The Access Project
- Founded: 2002
- Type: Public Health Non-profit
- Location: Kigali, Rwanda;
- Region served: Rwanda
- Key people: Josh Ruxin, Jeffrey Sachs
- Website: www.theaccessproject.com

= Access Project =

The Access Project is a non-profit organization dedicated to increasing the quality and accessibility of health care in Rwanda. Founded in 2002 by public health expert Josh Ruxin and economist Jeffrey Sachs, the organization provides technical and operational assistance to improve the management capacity of rural health centers, with a focus on maternal and child health.

Columbia University's Earth Institute initiative also builds new health centers in partnership with the Rwanda Ministry of Health (MOH) and led the country's first neglected tropical diseases (NTD) control program.

==Approach==
The Access Project's approach is to apply private sector principles to the management of health centers across Rwanda.
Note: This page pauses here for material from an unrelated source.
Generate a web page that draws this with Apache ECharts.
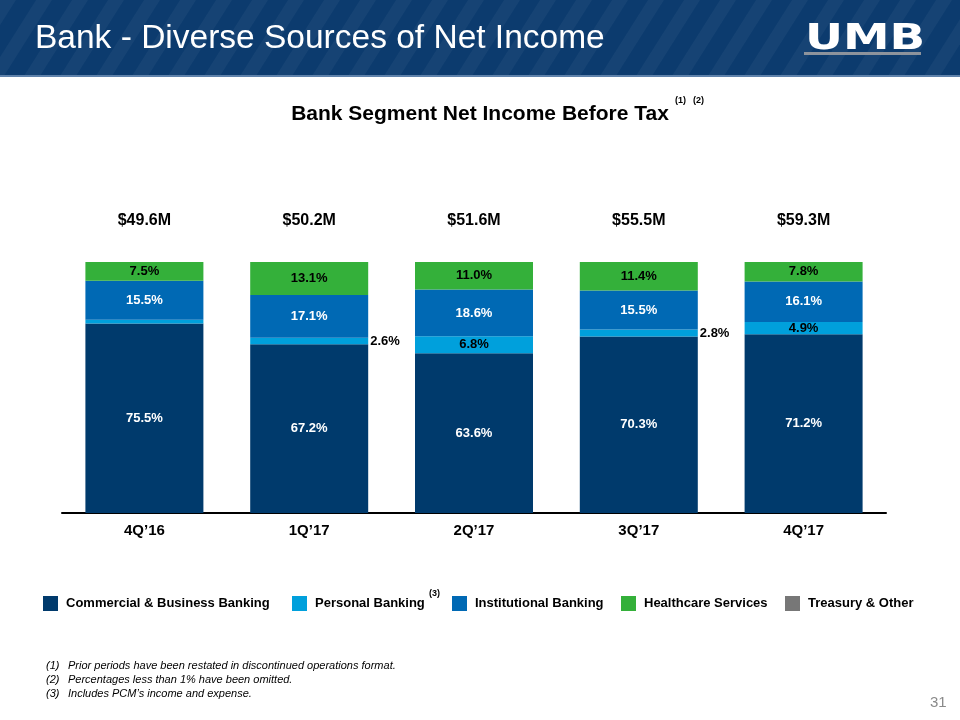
<!DOCTYPE html>
<html><head><meta charset="utf-8">
<script src="https://cdn.jsdelivr.net/npm/echarts/dist/echarts.min.js"></script>
<style>html,body{margin:0;padding:0;background:#fff}#c{width:960px;height:720px}</style>
</head><body><div id="c"></div><script>
// ---- data ----
const categories = ['4Q’16', '1Q’17', '2Q’17', '3Q’17', '4Q’17'];
const totals = ['$49.6M', '$50.2M', '$51.6M', '$55.5M', '$59.3M'];
const commercial = [75.5, 67.2, 63.6, 70.3, 71.2];
const personal = [1.5, 2.6, 6.8, 2.8, 4.9];
const institutional = [15.5, 17.1, 18.6, 15.5, 16.1];
const healthcare = [7.5, 13.1, 11.0, 11.4, 7.8];
const treasury = [0, 0, 0, 0, 0];
const personalLabelPos = ['none', 'right', 'inside', 'right', 'inside'];
const seriesNames = ['Commercial & Business Banking', 'Personal Banking', 'Institutional Banking', 'Healthcare Services', 'Treasury & Other'];
const footnoteNums = ['(1)', '(2)', '(3)'];
const footnotes = ['Prior periods have been restated in discontinued operations format.', 'Percentages less than 1% have been omitted.', 'Includes PCM’s income and expense.'];

const colors = ['#003a6c', '#00a0dc', '#0069b4', '#34b03a', '#777777'];
const FONT = '"Liberation Sans", Arial, sans-serif';
const pct = p => p.value.toFixed(1) + '%';

const chart = echarts.init(document.getElementById('c'), null, {renderer: 'canvas'});

function mkSeries(name, data, idx, labelColor) {
  return {
    name: name, type: 'bar', stack: 'all', barWidth: 118,
    itemStyle: {color: colors[idx]},
    label: {show: true, position: 'inside', formatter: pct, color: labelColor,
      fontFamily: FONT, fontWeight: 'bold', fontSize: 13},
    data: data.slice(), emphasis: {disabled: true}
  };
}

const personalData = personal.map((v, i) => {
  const pos = personalLabelPos[i];
  if (pos === 'none') return {value: v, label: {show: false}};
  return {value: v, label: {show: true, position: pos, distance: 2, color: '#000'}};
});

// header graphics (decoration)
const gfx = [];
gfx.push({type: 'rect', shape: {x: 0, y: 0, width: 960, height: 76}, style: {fill: '#0c3b6e'}, silent: true});
for (let x = -120; x < 1000; x += 36) {
  gfx.push({type: 'polygon', silent: true,
    shape: {points: [[x, 76], [x + 16, 76], [x + 16 + 48, 0], [x + 48, 0]]},
    style: {fill: 'rgba(255,255,255,0.045)'}});
}
gfx.push({type: 'rect', shape: {x: 0, y: 75, width: 960, height: 2}, style: {fill: '#5f82ab'}, silent: true});
gfx.push({type: 'text', x: 35, y: 22, style: {text: 'Bank - Diverse Sources of Net Income', fill: '#fff', font: '33.5px ' + FONT}});
gfx.push({type: 'text', x: 805, y: 22, scaleX: 1.3, style: {text: 'UMB', fill: '#fff', font: 'bold 36px "DejaVu Sans", ' + FONT}});
gfx.push({type: 'rect', shape: {x: 804, y: 52, width: 117, height: 3}, style: {fill: '#8d939c'}, silent: true});
// title superscripts
gfx.push({type: 'text', x: 675, y: 96, style: {text: '(1)', fill: '#000', font: 'bold 9px ' + FONT}});
gfx.push({type: 'text', x: 693, y: 96, style: {text: '(2)', fill: '#000', font: 'bold 9px ' + FONT}});
// legend superscript
gfx.push({type: 'text', x: 429, y: 589, style: {text: '(3)', fill: '#000', font: 'bold 9px ' + FONT}});
// footnotes
footnotes.forEach((t, i) => {
  gfx.push({type: 'text', x: 46, y: 660 + i * 14, style: {text: footnoteNums[i], fill: '#000', font: 'italic 11px ' + FONT}});
  gfx.push({type: 'text', x: 68, y: 660 + i * 14, style: {text: t, fill: '#000', font: 'italic 11px ' + FONT}});
});
gfx.push({type: 'text', x: 930, y: 695, style: {text: '31', fill: '#8a8a8a', font: '15px ' + FONT}});

const legendLefts = [43, 292, 452, 621, 785];
const legends = seriesNames.map((n, i) => ({
  data: [n], left: legendLefts[i], top: 596, icon: 'rect', itemWidth: 15, itemHeight: 15,
  selectedMode: false, itemGap: 0, padding: 0,
  textStyle: {fontFamily: FONT, fontWeight: 'bold', fontSize: 13, color: '#000', padding: [0, 0, 0, 3]}
}));

chart.setOption({
  animation: false,
  backgroundColor: '#fff',
  title: {text: 'Bank Segment Net Income Before Tax', left: 'center', top: 99,
    textStyle: {fontFamily: FONT, fontWeight: 'bold', fontSize: 21, color: '#000'}},
  legend: legends,
  grid: {left: 62, right: 74, top: 262, bottom: 207},
  xAxis: [
    {type: 'category', data: categories, position: 'bottom',
      axisLine: {lineStyle: {color: '#000', width: 2}}, axisTick: {show: false},
      axisLabel: {fontFamily: FONT, fontWeight: 'bold', fontSize: 15, color: '#000', margin: 10}},
    {type: 'category', data: totals, position: 'top',
      axisLine: {show: false}, axisTick: {show: false},
      axisLabel: {fontFamily: FONT, fontWeight: 'bold', fontSize: 16, color: '#000', margin: 33}}
  ],
  yAxis: {type: 'value', min: 0, max: 100, show: false, splitLine: {show: false}},
  series: [
    mkSeries(seriesNames[0], commercial, 0, '#fff'),
    Object.assign(mkSeries(seriesNames[1], [], 1, '#000'), {data: personalData}),
    mkSeries(seriesNames[2], institutional, 2, '#fff'),
    mkSeries(seriesNames[3], healthcare, 3, '#000'),
    Object.assign(mkSeries(seriesNames[4], treasury, 4, '#000'), {label: {show: false}})
  ],
  graphic: gfx
});
</script></body></html>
Through hands-on trainings and support, the organization seeks to make health centers efficient, accountable, and self-sustaining. Interventions focus on eight "management domains," from planning and coordination to drug procurement and financial management. In places where infrastructure does not exist or is beyond repair, Access works with the MOH to build new health centers. Together with the MOH, Access has built six health centers in Gashora, Gataraga, Kintobo, Juru, Ngeruka, and Nyarugenge.

== Funders ==
Seed funded by Rob Glaser, the CEO of Real Networks and a former Microsoft executive, and his Glaser Progress Foundation, the Access Project has also received funding from the GE Foundation, the MAC AIDS Fund, and the Schmidt Family Foundation. In addition, Access has been funded by Pfizer, the MAIA Foundation, the Legatum Foundation, and the Garth Brooks Teammates for Kids Foundation.